Im Kulturforum der Neue Nationalgalerie wird „Nan Goldin. This Will Not End Well“ vom 23. November 2024 bis 16. Februar 2025 in der oberen Halle gezeigt. Sechs Räume präsentieren ihre Werke in Form von Diashows und Filmprojektionen, die mit Ton und Musik unterlegt sind. Goldins Werke erzählen Geschichten über Liebe, Intimität, Sucht und Verlust. Mit teils zärtlichen Momentaufnahmen von Intimität und Beziehungen, Alltag, wilden Partys und dem Kampf zwischen Sucht und Unabhängigkeit prägt Goldin Wahrnehmung ihrer Zeit bis heute. Durch den Fokus auf Diashows und Videoinstallationen geht die Ausstellung zurück zu den Wurzeln von Goldins künstlerischer Praxis. Die Diashows versteht Goldin, die immer Filmemacherin sein wollte, als Filmstills. „This Will Not End Well“ greift damit erstmals Goldins ursprüngliche Vision auf, wie Betrachter ihre Kunst erleben sollten.

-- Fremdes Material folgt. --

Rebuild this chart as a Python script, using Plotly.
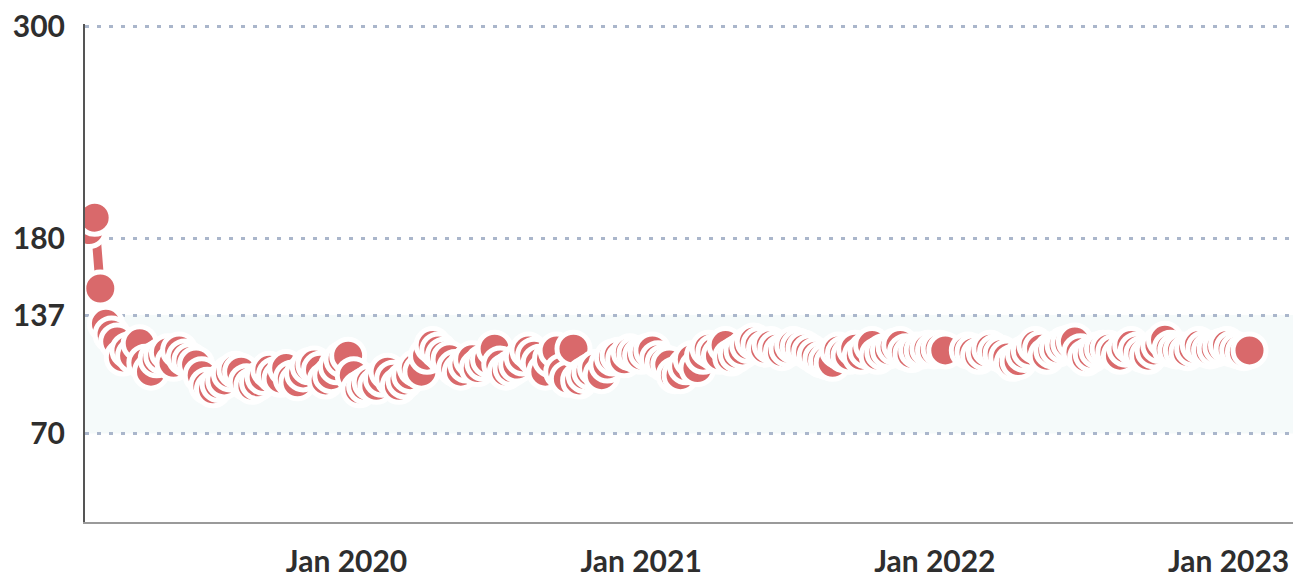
import pandas as pd
import plotly.graph_objects as go

# weekly readings, first reading on 2019-02-15
first_date = "2019-02-15"
week_freq = "7D"

values = [
    185, 192, 152, 132, 126, 122, 113, 117, 114, 121,   # Feb-Apr 2019
    110, 105, 112, 114, 116, 110, 117, 113, 111, 109,
    103, 97, 95, 98, 100, 104, 106, 105, 99, 97,
    99, 102, 106, 103, 101, 107, 101, 99, 104, 108,
    109, 106, 100, 103, 108, 112, 114, 103, 95, 97,      # Dec 2019 - Jan 2020
    99, 97, 101, 105, 101, 97, 100, 103, 107, 105,
    114, 120, 117, 114, 112, 107, 105, 109, 112, 107,
    110, 112, 118, 109, 105, 107, 109, 113, 117, 114,
    110, 105, 112, 117, 105, 101, 118, 100, 103, 105,
    107, 103, 109, 113, 114, 112, 116, 115, 114, 116,    # Nov 2020 - Jan 2021
    117, 112, 110, 109, 103, 103, 108, 112, 107, 114,
    118, 116, 114, 120, 113, 115, 117, 120, 122, 120,
    118, 120, 118, 116, 118, 120, 119, 118, 116, 114,
    112, 111, 110, 117, 115, 114, 118, 114, 117, 120,
    114, 116, 117, 119, 120, 116, 115, 117, 117, 118,    # Nov 2021 - Jan 2022
    117, 118, 117, None, None, None, 117, 116, 114, 116,
    118, 116, 115, 113, 110, 111, 115, 117, 120, 118,
    114, 117, 118, 120, 121, 122, 116, 113, 115, 117,
    118, 118, 116, 114, 118, 120, 117, 115, 114, 117,
    120, 123, 118, 117, 117, 116, 118, 120, 118, 117,    # Oct 2022 - Jan 2023
    118, 119, 120, 118, 117, 116, 117,
]

dates = pd.date_range(first_date, periods=len(values), freq=week_freq)

y_ticks = [70, 137, 180, 300]
target_low = 70
target_high = 137

RED = "#d9696b"
GRID = "#aab6cb"
TEXT = "#2e2e2e"
FONT = "Lato"

fig = go.Figure()

fig.add_shape(
    type="rect", xref="paper", yref="y",
    x0=0, x1=1, y0=target_low, y1=target_high,
    fillcolor="#f5fafa", line=dict(width=0), layer="below",
)

fig.add_trace(go.Scatter(
    x=dates, y=values, mode="lines+markers",
    line=dict(color=RED, width=9),
    marker=dict(size=33, color=RED, line=dict(color="white", width=5)),
    connectgaps=True,
    hoverinfo="x+y", showlegend=False,
))

# the page body adds an 8px offset, so the figure is 8px smaller than the window
fig.update_layout(
    width=1293, height=574,
    margin=dict(l=77, r=0, t=16, b=60),
    paper_bgcolor="white", plot_bgcolor="rgba(0,0,0,0)",
    font=dict(family=FONT, size=30, color=TEXT),
    showlegend=False,
)

fig.update_xaxes(
    type="date", automargin=False, ticklabeloverflow="allow",
    range=["2019-02-10", "2023-04-01"],
    tick0="2020-01-01", dtick="M12", tickformat="%b %Y",
    showgrid=False, zeroline=False,
    showline=True, linecolor="#9a9a9a", linewidth=2,
    ticks="outside", ticklen=12, tickcolor="rgba(0,0,0,0)",
    tickfont=dict(family=FONT, size=30, color=TEXT, weight="bold"),
)

fig.update_yaxes(
    range=[20, 301.5], automargin=False, ticklabeloverflow="allow",
    tickmode="array", tickvals=y_ticks,
    showgrid=True, gridcolor=GRID, gridwidth=3, griddash="4px,8px",
    zeroline=False,
    showline=True, linecolor="#555555", linewidth=2,
    ticks="outside", ticklen=12, tickcolor="rgba(0,0,0,0)",
    tickfont=dict(family=FONT, size=30, color=TEXT, weight="bold"),
)

fig.write_html("out.html")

Im Museum für Fotografie folgt vom 28. November 2024 bis Mai 2025 schließlich die Sonderausstellung „Polaroids“ der Helmut Newton Stiftung. Das Polaroid-Verfahren hat die Fotografie revolutioniert. Auch Helmut Newton liebte es, mit der Polaroid-Kamera zu fotografieren. Er hat die Technik seit den 1970ern intensiv genutzt, insbesondere während der Shootings für seine Modeaufträge. Dahinter stand, wie er es selbst einmal nannte, das ungeduldige Verlangen, sofort wissen zu wollen, wie die Situation als Bild aussieht. Und so werden die Polaroids von Newton in dieser Gruppenausstellung durch Werke zahlreicher Kollegen ergänzt, u.a. in Kooperation mit Westlicht/Ostlicht, Wien. Im Stiftungsarchiv befinden sich Tausende von Polaroids, die Newton von den 1970ern bis zu seinem Tod aufnahm – daraus wird eine völlig neue Auswahl getroffen, die die erste Polaroid-Präsentation im Jahr 2012 sinnvoll ergänzt.